Soon after regaining his sight, James is reevaluating the relationships he built as a blind man, wondering if it would befit him more to trade up, as his friends and family ask whether he has become a different person and whether they all deserve this.

Ido Fluk.
Ido Fluk.

“I find it fascinating, this idea of working hard and attaining your goals in life. It can be misrepresented sometimes; you can work really hard in our world and not achieve anything, and you can also just win the lottery one day and get everything without having worked for it at all,” Fluk said.

These are ideas Fluk has long been interested in and read about, he says, citing a notable 19th-century lecture by scholar and preacher Russell Conwell called “Acres of Diamonds,” which was one of the most popular moral lectures of its time.

“The moral of this lecture was that all you had to do was be an honest man, work hard, be good with your community, and you'll find acres of diamonds just planted beneath your feet,” Fluk said.

It’s a message that likely rang hollow for many people in the aftermath of the 2008 economic crash, when the actions of a few corrupt financial leaders led to disastrous results for many. Fluk and his co-writer, Sharon Mashihi, wrote the script at the height of the 2008 recession, and these themes bled into the film.

While writing “The Ticket,” he and Mashihi learned about debt management seminars held by churches that would “attract people who were heavily in debt, but also charge $60 per ticket.” He saw fliers advertising numbers to call for people to sell their houses, at a time of mass foreclosures. In the film, James, whose firm buys up homes like these, gets the idea to hold similar seminars at churches. The attendees are given a mixture of preaching and the low-hanging fruit of financial advice, like to pay off smaller debts first.

Fluk said witnessing these seminars was a little like stepping into an absurdist world.

“I’m really interested in the idea of faith, the place of faith within people’s lives, and within our politics or our money,” Fluk said. “I think whenever faith is included in those realms, which are earthly, something interesting happens, and it’s almost irrational, in a way.”

As James gets greedy, his proverbial winning ticket leads to his downfall. At one point, someone tells James no one is judging him. He replies, “Maybe God is.” The daily prayers near the beginning of his story become hysterical cries for help near the end.

A story of faith is just one way of reading it, Fluk added. In a way, he said, it is like the retelling of the biblical story of Job, where a prosperous man has all that is dear to him taken away, but his faith saves him. At the same time, it can be read as a completely secular story—the visual impairment is based in science, and the story is a very human one, the kind found in local papers all the time.

“It’s a movie about a man who believes in God but spends the entire movie expecting something, an answer. [He’s] screaming at the sky asking for forgiveness or help, or some kind of sign, and there’s never ever an answer,” Fluk said. “Some people discuss whether the film is literally dogmatic, or is it a secular film, and many people discuss the ending, which has a surprising element to it.”

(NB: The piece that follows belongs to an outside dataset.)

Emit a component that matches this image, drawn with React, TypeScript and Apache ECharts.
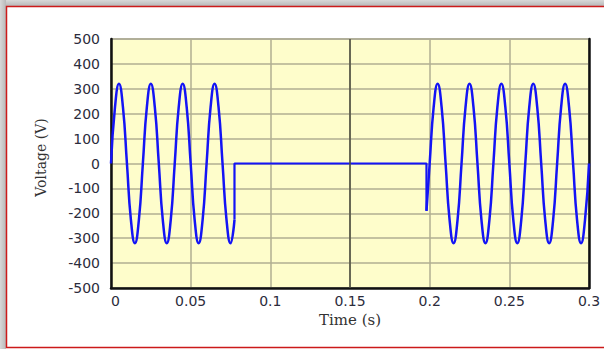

Malin Akerman and Oliver Platt. (Zachary Galler)
Malin Akerman and Oliver Platt. (Zachary Galler)

Visualizing the Blind

Fluk got the idea for “The Ticket” while working on his first film. He was sitting in editing when the video stopped working, and all he could hear was the sound while watching a black screen.

“There was something so beautiful about it, just listening to the sound of the film,” Fluk said. “There was such a strong narrative within it, even without sight.”

He immediately called Mashihi with the idea for a movie about a blind man regaining his sight. The original idea was to start the first five minutes in pure darkness, but “good luck getting a movie produced like that,” Fluk said.

Instead they experimented with sight and sound, shooting through tanks of liquid to get the sort of textures of light and color that visually impaired people see. “You shine lights through the other side to gain this sort of organic texture. At one point, we even used sea monkeys, because they kind of look like the things floating when you close your eyes,” Fluk said. 

In making the film, Fluk and the actors interviewed visually impaired people and ophthalmologists, and observed and learned. One woman’s story of regained sight helped them shape the visual tone of James’s arc as he regains and loses his sight again. As Fluk learned, there are many different types of visual impairment. And it was important for Fluk and the actors to capture the portrayal of someone visually impaired without overdoing it and creating a caricature.

He split the film into camera acts, with a different type of camera used for each portion of the story. The murky world becomes one drenched in color before everything fades away again. “The style of shooting, the color scheme, the way the camera moves, the kind of lens and aperture we used, would all address the protagonist’s arc throughout the story,” Fluk said.

Sound was a crucial tool as well. “It was really important to me to capture the experience of being very sensitive to sound and hearing everything, and slowly becoming desensitized, and then later on becoming sensitive again.”

In a way, Fluk and his technical team built a sensory environment to mirror James’s arc of emotional or moral sensitivity. When his sight starts to waver and darkness begins to encroach, perhaps everyone but the protagonist sees it coming.